Untuk pekan ini, pelaku pasar akan mengonfirmasi sikap petinggi The Fed berdasarkan data inflasi Indeks Harga Belanja Personal (PCE) Inti yang dirilis pada Jumat ini.

Menurut Ariston, selama tidak ada indikasi baru soal peluang pemangkasan suku bunga acuan AS, rupiah masih akan berkonsolidasi dan berpotensi melemah terhadap dolar AS pada pekan ini.

"Potensi pelemahan ke arah Rp 16.050 per dolar AS pada hari ini, dengan level pendukung atau support di sekitar Rp 15.990 per dolar AS," ujarnya.

Tak berbeda, Direktur Laba Forexindo Berjangka Ibrahim Assuabi melihat peluang rupiah masih berfluktuasi atau bergerak naik turun. Walau begitu, dia masih optimistis rupiah bakal ditutup menguat pada hari ini.

"Wajar rupiah dibuka melemah karena Kamis dan Jumat libur. Tetapi transaksi pada Jumat lalu, membuat indeks dolar melemah cukup tajam di level 105 dan sekarang 104,5, yang artinya penurunan indeks dolar membuka kemungkinan rupiah ditutup menguat," kata dia.

Namun rupiah masih mewaspadai arah kebijakan The Fed.

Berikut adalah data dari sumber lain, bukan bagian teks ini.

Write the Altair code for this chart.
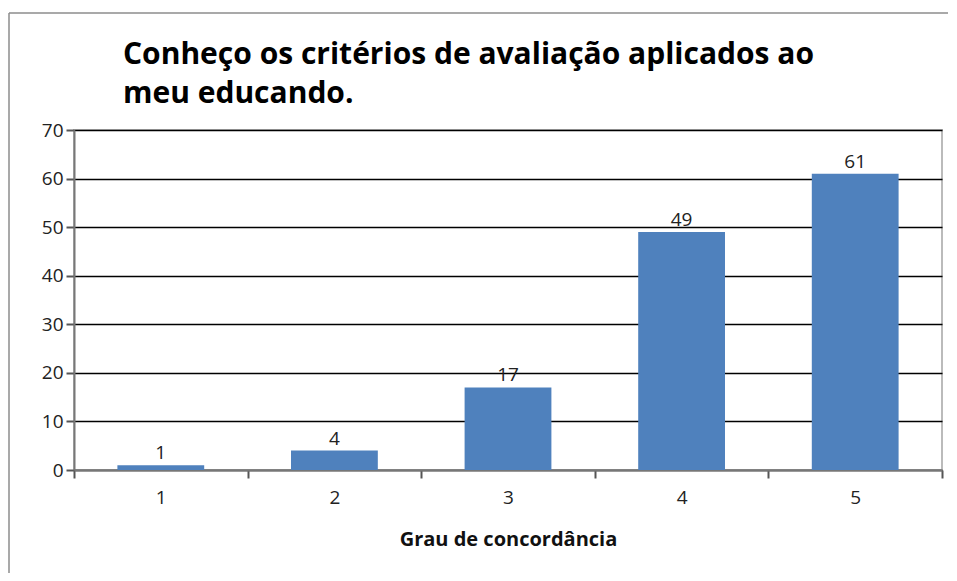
import altair as alt
import pandas as pd

categories = ["1", "2", "3", "4", "5"]
values = [1, 4, 17, 49, 61]
title_lines = ["Conheço os critérios de avaliação aplicados ao", "meu educando."]
x_title = "Grau de concordância"

df = pd.DataFrame({"grau": categories, "n": values})

FONT = "Open Sans"

base = alt.Chart(df)
one = base.transform_filter(alt.datum.grau == "1")

border_top = one.mark_rule(stroke="#8c8c8c", strokeWidth=1.5).encode(
    x=alt.value(-65), x2=alt.value(874), y=alt.value(-117)
)
border_left = one.mark_rule(stroke="#8c8c8c", strokeWidth=1.5).encode(
    x=alt.value(-65), y=alt.value(-117), y2=alt.value(480)
)

bars = base.mark_bar(color="#4F81BD", width=alt.RelativeBandSize(0.5)).encode(
    x=alt.X("grau:N", sort=categories,
            scale=alt.Scale(paddingInner=0, paddingOuter=0),
            axis=alt.Axis(title=x_title, labelAngle=0, tickBand="extent",
                          labelFont=FONT, labelFontSize=19, labelColor="#222",
                          labelPadding=10, tickSize=8, tickColor="#555", tickWidth=2,
                          domainColor="#777", domainWidth=2,
                          titleFont=FONT, titleFontSize=20, titleFontWeight="bold",
                          titleColor="#111", titlePadding=22, grid=False)),
    y=alt.Y("n:Q", scale=alt.Scale(domain=[0, 70]),
            axis=alt.Axis(title=None, values=list(range(0, 71, 10)),
                          labelFont=FONT, labelFontSize=19, labelColor="#222",
                          labelPadding=3, tickSize=8, tickColor="#555", tickWidth=2,
                          domainColor="#777", domainWidth=2,
                          grid=True, gridColor="#000", gridWidth=1.5)),
)

labels = base.mark_text(font=FONT, fontSize=19, color="#222", dy=-12).encode(
    x=alt.X("grau:N", sort=categories),
    y=alt.Y("n:Q"),
    text=alt.Text("n:Q"),
)

chart = alt.layer(border_top, border_left, bars, labels).properties(
    width=868, height=340,
    padding={"left": 66, "top": 122, "right": 7, "bottom": 103},
    autosize=alt.AutoSizeParams(type="none"),
    title=alt.TitleParams(text=title_lines, anchor="start", dx=49, offset=-121,
                          baseline="alphabetic",
                          font=FONT, fontSize=30, fontWeight="bold", color="#000",
                          lineHeight=39, frame="group"),
).configure_view(stroke="#bbb", strokeWidth=2)

chart.save("out.html", embed_options={"renderer": "svg", "actions": False})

Karena Ibrahim melihat, bank sentral AS masih akan mempertahankan suku bunga lebih lama yang kemudian direspon negatif oleh pelaku pasar hingga akhirnya dolar AS menguat.

Selain itu, yang perlu diwaspadai pasar adalah permasalahan gagal bayar industri properti di Cina. Walau pemerintah mengguyur stimulus properti senilai 1 triliun yuan, namun belum mampu mengangkat perekonomian Cina.

Di tengah tantangan tersebut, rupiah masih berpeluang menguat di level Rp 15.800 per dolar AS pada tahun ini. Ibrahim menilai strategi Bank Indonesia menahan suku bunga 6,25% pada Rabu (22/5) lalu sebagai langkah tepat.

"Rupiah menguat empat poin dan Gubernur BI masih yakin rupiah masih cukup stabil ke depan. Walau rupiah masih di Rp 16.000 sekarang, tapi jika bank sentral menurunkan suku bunga 25 basis poin, maka rupiah bisa Rp 15.800," katanya.